We will do that by keeping our batteries as small as possible. In addition, we are in close contact with our suppliers with the goal of jointly optimizing our production processes to reduce CO2 and increase sustainability.
To what extent should governments be involved with electromobility?
Schuh: An electric small or medium-sized passenger car costs around 6,000 to 8,000 euros more to manufacture than a comparable combustion vehicle. That’s more than twice the production cost. Even with our small-series-optimized space-frame construction, it’s still 3,000 to 4,000 euros per vehicle. If operating costs are not then significantly cheaper, with owners needing to pay for Wallbox-equipped parking garages, and the cost of electricity at public charging stations sometimes exceeding 50 cents per kilowatt hour, many potential customers will find it difficult to justify the switch. The state should make it easier for citizens to switch to e-vehicles through higher environmental incentives and greater support of charging infrastructure. This should see Germany become the leading market for e-vehicles, and help Germany assume the mantle of leading e-vehicle exporter internationally.
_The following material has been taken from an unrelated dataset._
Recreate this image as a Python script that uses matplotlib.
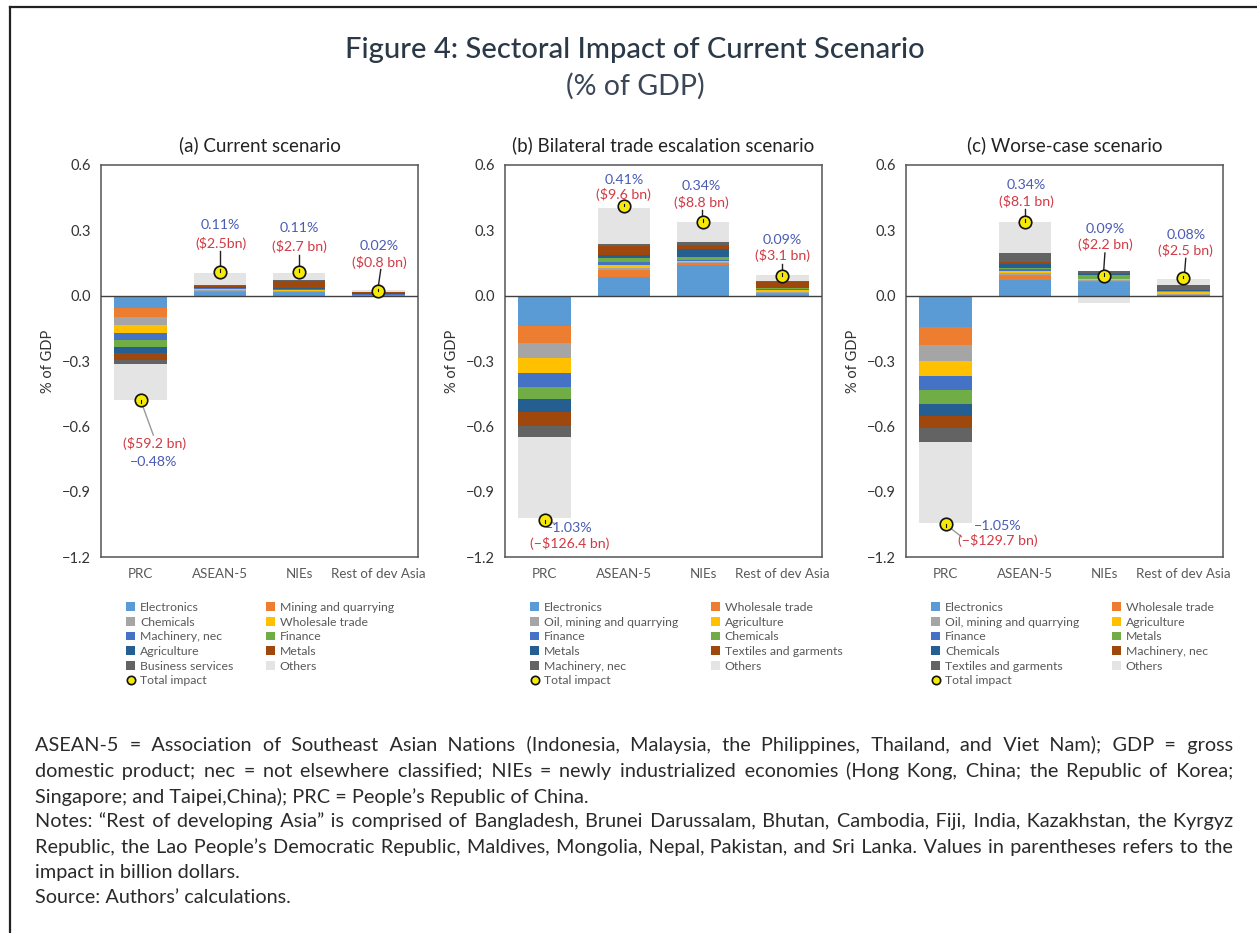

Owners of electric cars receive bonuses and pay neither car tax nor taxes for their ‘fuel,’ unlike users of conventional cars. Many feel that this is unfair. How can one compensate here?
That is not how this will work. Combustion engines pollute the environment more, and this is something that needs to be paid for. Now, there are two ways that this burden may be more equitably distributed. One could charge a CO2 tax for combustion vehicles, which, in the short-term, owners would quite rightly consider unfair – as this is a cost that they could not take into consideration when buying their vehicle. The second way is to promote electric cars in a way that their economic disadvantage is somewhat reduced.